Эта неудача, сознаюсь, меня огорчила ужасно и изменила мои планы. Ежели, бог даст, скоро кончится Крымская кампания, ежели я не получу места, которым я был бы доволен, ежели не будет войны в России, я уеду из армии в Петербург и поступлю в военную академию.5
Мне пришло это в голову, во-первых, потому что я не хочу бросать литературы, которою невозможно заниматься в условиях походной жизни, во-вторых, потому что я, кажется, становлюсь честолюбив, т. е. не честолюбив, я хочу приносить пользу, а для этого надо быть чем-нибудь больше, чем подпоручик, а в-третьих, потому что я вас всех увижу и также всех своих друзей. Николенька мне пишет, что Тургенев познакомился с Машенькой;6 я в восторге от этого; ежели вы встретитесь с ним у них, скажите Вареньке, что поручаю ей поцеловать его от меня и сказать ему, что, хотя я знаком с ним только по его сочинениям, я многое бы хотел ему сказать. —Прощайте, дорогая тетенька; как всегда бывает на новый год (с которым я вас сердечно поздравляю), я строю пропасть планов и между ними тот, что я увижусь с вами месяцев через 5 или 6, мне приятнее всего.
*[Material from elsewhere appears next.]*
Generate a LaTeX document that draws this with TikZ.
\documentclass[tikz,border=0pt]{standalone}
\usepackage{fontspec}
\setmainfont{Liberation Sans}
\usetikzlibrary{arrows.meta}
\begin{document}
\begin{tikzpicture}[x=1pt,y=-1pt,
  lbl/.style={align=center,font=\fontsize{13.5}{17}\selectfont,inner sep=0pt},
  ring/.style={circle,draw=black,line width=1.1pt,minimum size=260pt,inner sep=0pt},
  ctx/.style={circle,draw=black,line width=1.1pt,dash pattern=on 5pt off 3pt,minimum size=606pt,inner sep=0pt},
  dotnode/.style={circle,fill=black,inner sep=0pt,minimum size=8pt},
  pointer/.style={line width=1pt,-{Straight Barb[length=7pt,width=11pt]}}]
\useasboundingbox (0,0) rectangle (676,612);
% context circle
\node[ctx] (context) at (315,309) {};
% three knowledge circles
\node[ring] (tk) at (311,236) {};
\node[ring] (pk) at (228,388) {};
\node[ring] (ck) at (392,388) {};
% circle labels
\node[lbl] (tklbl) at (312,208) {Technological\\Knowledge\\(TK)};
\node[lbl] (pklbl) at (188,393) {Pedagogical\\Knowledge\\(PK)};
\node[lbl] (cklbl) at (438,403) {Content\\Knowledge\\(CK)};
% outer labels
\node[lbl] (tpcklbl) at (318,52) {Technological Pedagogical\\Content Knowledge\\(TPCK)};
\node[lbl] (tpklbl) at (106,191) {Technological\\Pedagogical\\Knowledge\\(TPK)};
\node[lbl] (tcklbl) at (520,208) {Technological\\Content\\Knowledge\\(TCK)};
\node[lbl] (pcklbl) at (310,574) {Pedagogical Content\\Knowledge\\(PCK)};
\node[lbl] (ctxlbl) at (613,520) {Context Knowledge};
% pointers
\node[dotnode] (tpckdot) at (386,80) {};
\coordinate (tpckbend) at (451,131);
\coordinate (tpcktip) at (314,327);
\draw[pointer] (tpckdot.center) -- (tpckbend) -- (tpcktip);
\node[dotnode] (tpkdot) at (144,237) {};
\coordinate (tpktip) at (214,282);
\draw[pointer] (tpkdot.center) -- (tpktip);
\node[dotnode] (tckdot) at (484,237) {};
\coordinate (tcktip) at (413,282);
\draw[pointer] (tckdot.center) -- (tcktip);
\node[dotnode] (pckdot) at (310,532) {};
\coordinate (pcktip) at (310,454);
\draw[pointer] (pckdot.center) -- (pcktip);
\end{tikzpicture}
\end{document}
Не знаю, что со мной будет в этом году, но я вступил в него с хорошими предзнаменованиями — я вполне здоров, я в отличном расположении духа, я получил письма от вас и от братьев... Вы знаете, что я слегка суеверен, и я надеюсь, почти ожидаю, что вот-вот со мной случится что-нибудь хорошее. Но так как я не могу быть счастлив без вас, я надеюсь с вами скоро увидеться. —
Печатается по автографу, хранящемуся в АТБ. Впервые отрывки из письма напечатаны (по-французски и в переводе) П. И. Бирюковым в Б, I, 1906, стр. 246—247; в несколько бòльшем виде (только в переводе) дано П. А. Сергеенко в ПТС, I, стр. 46—48; впервые полностью (только в переводе) в Бир., XX, 1913, стр. 46—48. Почтовый штемпель: «Получено 1855 [февраля] 5».
Письмо является ответом на письмо Т. А. Ергольской от 23 октября 1854 г., из которого приводим часть:
«Я страдаю, не жалуюсь, дорогой мой Léon, но я должна облегчить свое сердце и не буду от тебя скрывать, что твое молчание меня гнетет и огорчает невыразимо. Одному богу известно, как я страдаю, он видит мою душу, мою печаль и мучения.
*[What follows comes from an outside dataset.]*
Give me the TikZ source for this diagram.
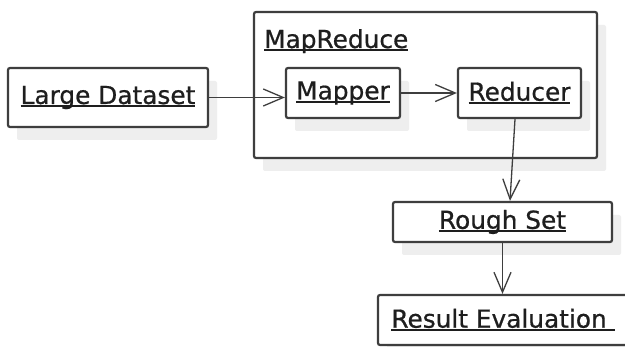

Давно тебе не писала потому, что не знаю, что сказать; я занята только тобой, думаю о тебе, непрерывно, покуда не успокоюсь сном; я стала, как автомат, всё исполняю машинально, ничем не могу заняться читая, не понимая, работая, не развлекаясь. Одни газеты меня интересуют; я всё надеюсь найти в них признак, что-нибудь подающее надежду на заключение мира в близком будущем. Но надежда эта несбыточна! Ничто не указывает на окончание войны. Содрогаешься, читая подробности о битве при Алме, какая бойня! О! Какой ужас война! Сколько гибнет людей с той и с другой стороны. Скажи, милый мой, где ты находился в это время! Я не перестаю молиться о тебе. Поручаю тебя воле всемогущего, его святая воля тебя оградит от всякой опасности.
Умоляю тебя, драгоценный Léon, любимое дитя мое, пиши мне хоть несколько строк, чтобы успокоить меня, неизвестность — в которой нахожусь, — хуже ада...
...В одном из твоих писем к нему [Валерьяну], которое он мне переслал, ты спрашиваешь, почему никто тебе не пишет, кроме него? Причина этому самая простая; да потому что ты пишешь ему одному, а другим даже не отвечаешь. Так ты не ответил на мое и Сережино письмо, писанные в июле. С тех пор и я перестала тебе писать, предполагая, что мои письма не доставляют тебе никакого удовольствия.
...Твои письма — наше утешение, не лишай нас его ради бога».
(Оригинал по-французски, впервые публикуется, подлинник хранится в АТБ.)
О
1
Толстой имеет в виду сражение 8 сентября при Алме, о котором см. прим. 5 к п. № 90 и Инкерманское сражение 24 октября, о котором см. прим. 4 к п. № 90.2
Толстой, приехав в Севастополь 7 ноября, выехал 15-го на позицию близ Симферополя, откуда вернулся в Севастополь 5 декабря.3
Имеется в виду письмо № 90.4
Письмо это неизвестно.5
В дневнике под 14 февраля записано: «Мысль об отставке или военной академии всё чаще и чаще приходит мне».